*** STORED ROWS ***
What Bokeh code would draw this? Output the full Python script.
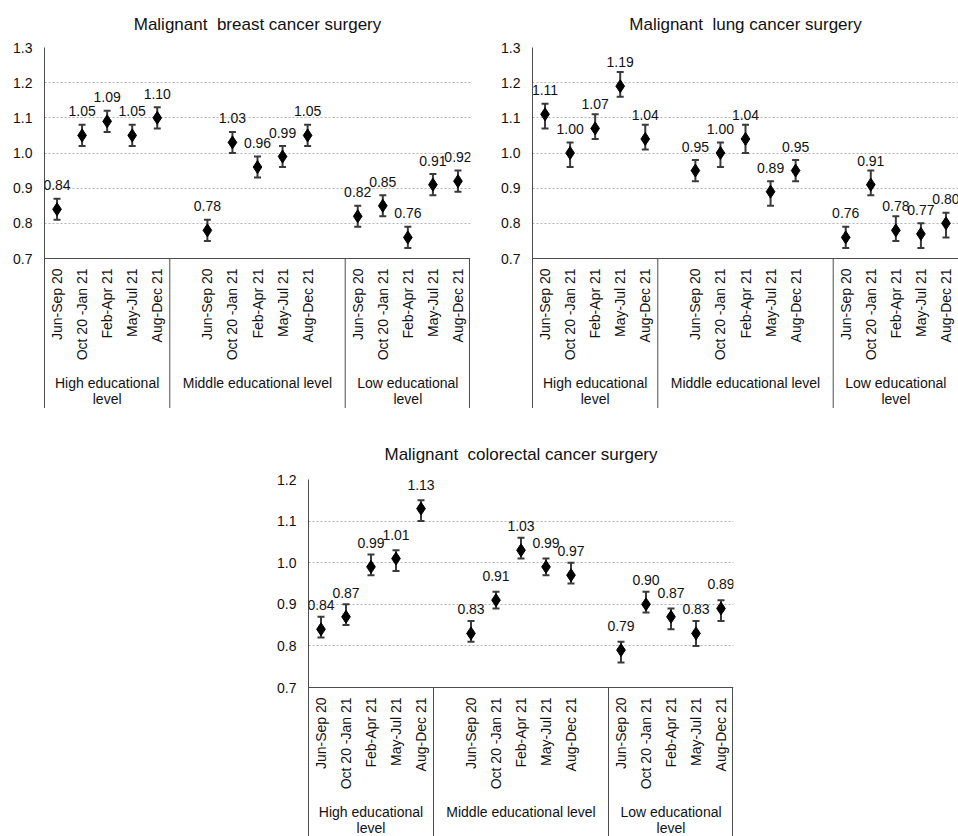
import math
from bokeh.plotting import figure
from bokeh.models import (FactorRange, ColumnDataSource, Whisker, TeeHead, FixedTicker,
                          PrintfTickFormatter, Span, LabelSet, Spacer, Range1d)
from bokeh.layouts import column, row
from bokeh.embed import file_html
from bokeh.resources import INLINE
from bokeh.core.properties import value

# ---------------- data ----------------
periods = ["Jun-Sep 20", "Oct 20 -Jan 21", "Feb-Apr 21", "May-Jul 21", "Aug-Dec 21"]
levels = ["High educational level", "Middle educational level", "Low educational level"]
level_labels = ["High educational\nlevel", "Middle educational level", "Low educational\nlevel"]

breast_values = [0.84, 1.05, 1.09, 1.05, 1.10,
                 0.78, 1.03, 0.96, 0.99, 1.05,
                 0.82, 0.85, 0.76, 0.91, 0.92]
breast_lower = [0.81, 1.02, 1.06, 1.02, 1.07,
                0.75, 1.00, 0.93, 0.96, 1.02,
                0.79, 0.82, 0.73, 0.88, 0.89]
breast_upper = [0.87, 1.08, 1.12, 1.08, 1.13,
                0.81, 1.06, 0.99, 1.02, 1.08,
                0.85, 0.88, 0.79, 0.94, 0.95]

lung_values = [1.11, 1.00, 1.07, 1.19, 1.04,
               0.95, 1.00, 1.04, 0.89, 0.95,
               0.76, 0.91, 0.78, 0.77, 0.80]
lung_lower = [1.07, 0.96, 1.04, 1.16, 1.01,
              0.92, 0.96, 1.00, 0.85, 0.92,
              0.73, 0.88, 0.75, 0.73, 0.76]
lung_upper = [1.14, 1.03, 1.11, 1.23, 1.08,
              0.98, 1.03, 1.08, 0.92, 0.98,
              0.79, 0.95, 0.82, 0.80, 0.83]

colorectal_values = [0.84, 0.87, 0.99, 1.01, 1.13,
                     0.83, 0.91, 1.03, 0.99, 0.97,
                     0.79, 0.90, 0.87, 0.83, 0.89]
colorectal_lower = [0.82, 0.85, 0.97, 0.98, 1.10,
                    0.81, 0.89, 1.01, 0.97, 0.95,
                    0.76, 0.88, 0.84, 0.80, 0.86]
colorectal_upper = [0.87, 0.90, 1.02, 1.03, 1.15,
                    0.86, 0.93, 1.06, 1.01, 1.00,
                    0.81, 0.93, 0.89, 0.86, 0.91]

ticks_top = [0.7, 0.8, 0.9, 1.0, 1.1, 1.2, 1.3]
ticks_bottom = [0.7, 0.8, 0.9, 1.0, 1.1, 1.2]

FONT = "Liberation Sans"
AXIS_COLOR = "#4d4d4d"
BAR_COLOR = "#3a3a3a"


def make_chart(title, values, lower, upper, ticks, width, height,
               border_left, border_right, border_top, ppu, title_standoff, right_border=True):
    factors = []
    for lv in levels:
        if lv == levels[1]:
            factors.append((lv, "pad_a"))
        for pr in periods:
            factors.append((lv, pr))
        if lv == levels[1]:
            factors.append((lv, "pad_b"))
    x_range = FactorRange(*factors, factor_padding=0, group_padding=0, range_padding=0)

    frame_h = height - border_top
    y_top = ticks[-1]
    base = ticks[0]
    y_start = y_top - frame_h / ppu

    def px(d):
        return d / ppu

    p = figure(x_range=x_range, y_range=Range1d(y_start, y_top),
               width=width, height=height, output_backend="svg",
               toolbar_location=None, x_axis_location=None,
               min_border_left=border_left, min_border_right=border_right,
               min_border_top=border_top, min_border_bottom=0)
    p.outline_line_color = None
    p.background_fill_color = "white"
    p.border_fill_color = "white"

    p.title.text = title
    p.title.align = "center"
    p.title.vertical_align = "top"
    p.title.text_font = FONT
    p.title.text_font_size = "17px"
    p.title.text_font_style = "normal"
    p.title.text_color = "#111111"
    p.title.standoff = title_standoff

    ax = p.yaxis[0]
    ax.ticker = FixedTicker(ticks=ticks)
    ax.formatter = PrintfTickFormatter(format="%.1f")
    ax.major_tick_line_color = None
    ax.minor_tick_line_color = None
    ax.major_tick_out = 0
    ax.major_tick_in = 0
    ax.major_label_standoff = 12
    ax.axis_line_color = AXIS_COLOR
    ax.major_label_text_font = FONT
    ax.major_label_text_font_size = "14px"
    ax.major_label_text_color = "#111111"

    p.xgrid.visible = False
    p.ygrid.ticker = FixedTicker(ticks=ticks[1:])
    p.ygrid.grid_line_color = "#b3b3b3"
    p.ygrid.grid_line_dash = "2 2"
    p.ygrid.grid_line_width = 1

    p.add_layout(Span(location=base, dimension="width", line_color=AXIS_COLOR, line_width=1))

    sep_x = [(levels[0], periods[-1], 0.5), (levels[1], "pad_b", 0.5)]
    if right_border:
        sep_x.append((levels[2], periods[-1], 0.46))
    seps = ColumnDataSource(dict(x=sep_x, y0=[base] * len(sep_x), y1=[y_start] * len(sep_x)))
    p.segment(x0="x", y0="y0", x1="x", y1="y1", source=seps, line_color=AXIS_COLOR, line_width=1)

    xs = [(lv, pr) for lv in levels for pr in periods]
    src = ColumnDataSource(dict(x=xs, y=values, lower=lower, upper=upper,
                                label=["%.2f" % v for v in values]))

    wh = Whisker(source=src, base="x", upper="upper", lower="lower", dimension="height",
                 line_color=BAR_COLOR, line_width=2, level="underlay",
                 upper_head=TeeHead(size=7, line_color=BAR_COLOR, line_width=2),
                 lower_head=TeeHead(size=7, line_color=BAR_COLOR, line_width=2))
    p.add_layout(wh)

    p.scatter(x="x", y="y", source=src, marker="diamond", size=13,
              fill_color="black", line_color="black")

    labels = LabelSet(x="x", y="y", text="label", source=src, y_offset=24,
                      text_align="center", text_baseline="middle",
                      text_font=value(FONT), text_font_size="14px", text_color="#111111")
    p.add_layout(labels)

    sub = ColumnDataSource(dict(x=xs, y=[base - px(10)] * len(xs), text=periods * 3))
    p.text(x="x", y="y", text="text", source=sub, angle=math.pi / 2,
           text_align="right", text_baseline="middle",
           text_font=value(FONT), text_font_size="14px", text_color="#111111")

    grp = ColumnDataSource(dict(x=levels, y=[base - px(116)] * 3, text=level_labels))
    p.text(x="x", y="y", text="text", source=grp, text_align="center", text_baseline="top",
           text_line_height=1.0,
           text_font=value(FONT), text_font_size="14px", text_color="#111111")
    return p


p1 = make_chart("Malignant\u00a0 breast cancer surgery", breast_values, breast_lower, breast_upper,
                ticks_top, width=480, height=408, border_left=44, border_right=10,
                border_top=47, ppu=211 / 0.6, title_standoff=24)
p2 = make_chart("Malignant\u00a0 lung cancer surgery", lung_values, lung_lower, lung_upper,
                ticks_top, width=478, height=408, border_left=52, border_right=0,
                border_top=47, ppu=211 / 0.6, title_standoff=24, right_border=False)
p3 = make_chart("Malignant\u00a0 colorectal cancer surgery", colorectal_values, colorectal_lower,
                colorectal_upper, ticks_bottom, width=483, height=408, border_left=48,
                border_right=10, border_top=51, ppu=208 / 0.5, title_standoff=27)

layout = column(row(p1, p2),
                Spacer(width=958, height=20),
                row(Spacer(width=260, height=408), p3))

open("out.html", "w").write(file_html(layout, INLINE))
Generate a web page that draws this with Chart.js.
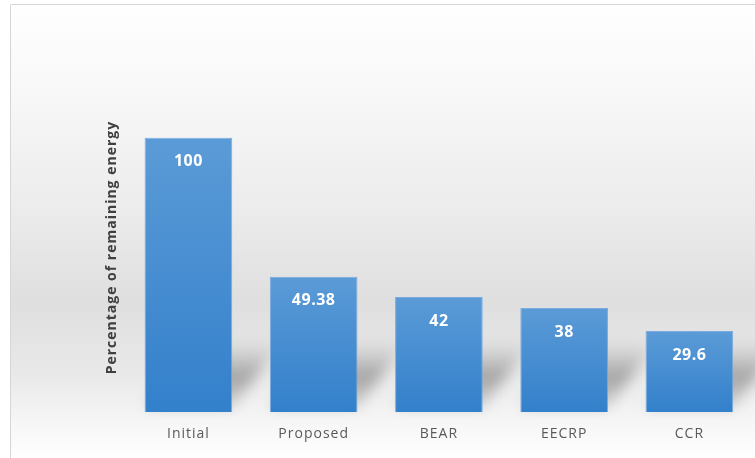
***
REQUIRED WORK –
How many lines in the records above contain the word "this"? Give only the number.

RESULT BELOW –
2